The Human Knockout Project: a new twist on the human genome.
The Human Genome Project (HGP) is an international scientific research project with the goal of determining the sequence of chemical base pairs which make up human DNA. The project was a massive undertaking, which spanned more than a decade and cost $3 billion dollars. It was an international effort, with more than 1,000 scientists forming collaborations and partnerships that might otherwise never have occurred. When the human genome sequence was completed in 2000, there were all kinds of lofty predictions about finding new innovative and effective treatments for many diseases.
However, fourteen years later, cancer, diabetes, cardiovascular disease, and Alzheimer’s are still very much a part of our lives. The importance of the Human Genome Project cannot be overstated, but the hopes for quick cures founded on it were false.
Let’s take a look at the impact of the Human Genome Project.
The traditional approach
Classically, doctors began with a disease and then examined a patient’s genome for mutations that cause their symptoms. This method helped scientists identify the CFTR gene which is mutated in cystic fibrosis patients in 1989. Despite this success, the approach doesn’t always work. A large scale study looking at 100 genetic predictors of heart disease followed 19,000 women for 12 years. At the end of the study, doctors concluded that family history is a better predictor of heart disease than DNA.

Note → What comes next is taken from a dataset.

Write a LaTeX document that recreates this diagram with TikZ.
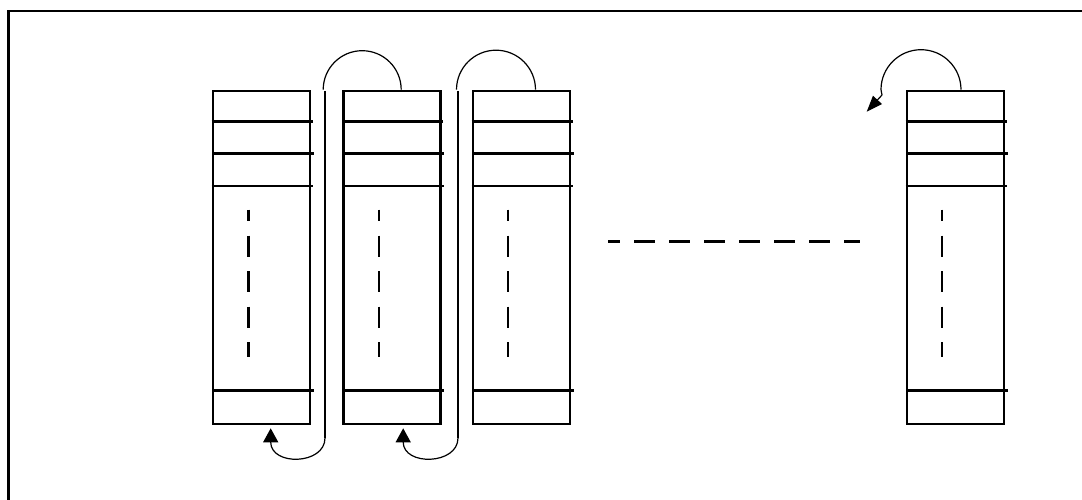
\documentclass[tikz,border=0pt]{standalone}
\usetikzlibrary{arrows.meta,calc}
\begin{document}
\begin{tikzpicture}[x=1pt,y=-1pt,
  cell/.style={draw,line width=2.6pt,rectangle,minimum width=97pt,minimum height=333pt,inner sep=0pt},
  rule/.style={line width=2.6pt},
  vdots/.style={line width=2.5pt,dash pattern=on 21pt off 14.5pt,dash phase=9.5pt},
  hdots/.style={line width=2.5pt,dash pattern=on 21pt off 14pt,dash phase=9pt},
  link/.style={line width=1.2pt},
  riser/.style={line width=1.8pt},
  tip/.style={-{Triangle[length=14pt,width=15pt]}},
  slanttip/.style={-{Triangle[length=16pt,width=12pt]}}]
\useasboundingbox (0,0) rectangle (1082,500);
\clip (0,0) rectangle (1082,500);

% outer frame (only the left and top edges fall on the page)
\draw[line width=2.8pt] (1095,11) -- (8.3,11) -- (8.3,510);

% stacks of cells
\foreach \n/\cx in {b1/261.5, b2/392, b3/521.3, b4/955.3} {
  \node[cell] (\n) at (\cx,257.5) {};
  \draw[rule] ($(\n.north west)+(0,31.7)$) -- ($(\n.north east)+(1.5,31.7)$);
  \draw[rule] ($(\n.north west)+(2,64)$) -- ($(\n.north east)+(2.5,64)$);
  \draw[rule] ($(\n.north west)+(0,96.3)$) -- ($(\n.north east)+(2,96.3)$);
  \draw[rule] ($(\n.north west)+(2,301)$) -- ($(\n.north east)+(2.5,301)$);
  \draw[vdots] ($(\n.north west)+(36.6,120)$) -- ($(\n.north west)+(36.6,267)$);
}

% links between neighbouring stacks
\coordinate (r1t) at (325,91);
\coordinate (r1b) at (325,438);
\coordinate (r2t) at (458,91);
\coordinate (r2b) at (458,438);

\draw[link] ($(b2.north west)+(59,0)$) arc[start angle=0,end angle=180,radius=39pt];
\draw[riser] (r1t) -- (r1b);
\draw[link,tip] (r1b) .. controls (325,465) and ($(b1.south west)+(59,41)$) .. ($(b1.south west)+(59,3)$);

\draw[link] ($(b3.north west)+(64,0)$) arc[start angle=0,end angle=180,radius=39.5pt];
\draw[riser] (r2t) -- (r2b);
\draw[link,tip] (r2b) .. controls (458,465) and ($(b2.south west)+(61,41)$) .. ($(b2.south west)+(61,3)$);

% link leaving the last stack
\coordinate (lt) at (882,95);
\coordinate (lh) at (866.7,111.7);
\draw[link] ($(b4.north west)+(55.5,0)$) arc[start angle=0,end angle=180,radius=40pt] -- (lt);
\draw[link,slanttip] (lt) -- (lh);

% ellipsis between the stacks
\coordinate (dl) at (608,241.7);
\coordinate (dr) at (860,241.7);
\draw[hdots] (dl) -- (dr);
\end{tikzpicture}
\end{document}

Hunting for missing genes: a new approach
A recent article in Science focuses on a new approach to using genomic data. Daniel MacArthur, a researcher at Harvard, is looking for healthy people who are missing certain genes without harmful effects. MacArthur’s previous work shows that most people have about 100 non-functional genes, and for about 20 of these both copies are missing, which creates a knock-out. Healthy knockouts can show scientists which genes may not be necessary, and in some cases, lacking these genes can actually improve health.
The knock out genes
The most famous of these knock out genes is PCSK9. PCSK9 codes for an enzyme which regulates bad cholesterol, known as low-density lipoprotein (LDL). Mutations in this gene lower LDL levels, which in turn lowers risk of heart disease. Pharmaceutical companies were quick to recognize the potential of this discovery, and developed drugs which target the PCSK9 enzyme. Clinical trials indicate that they are extremely effective at lowering cholesterol. There is another gene, SLC30A8, in which a polymorphism lowers the risk of developing type 2 diabetes by 65%. The zinc transporter encoded by this gene moves zinc into beta cells, where it affects the crystallization of insulin. The protective effect of this mutation has not been determined yet, but provides attractive candidates for drug development.
The Human Knockout project: pros and cons
The enormous project proposed by MacArthur and his colleagues has several drawbacks. First, the effect of missing genes may not be observed until someone is exposed to a chemical or pathogen. This makes it difficult to tie cause and effect together. Second, large amounts of genomic data will not be useful without extensive clinical data to link genes and phenotypes. This requires large databases and lots of time.
Despite the obstacles, the potential benefits of the human knockout project could change the course of medicine. Eventually.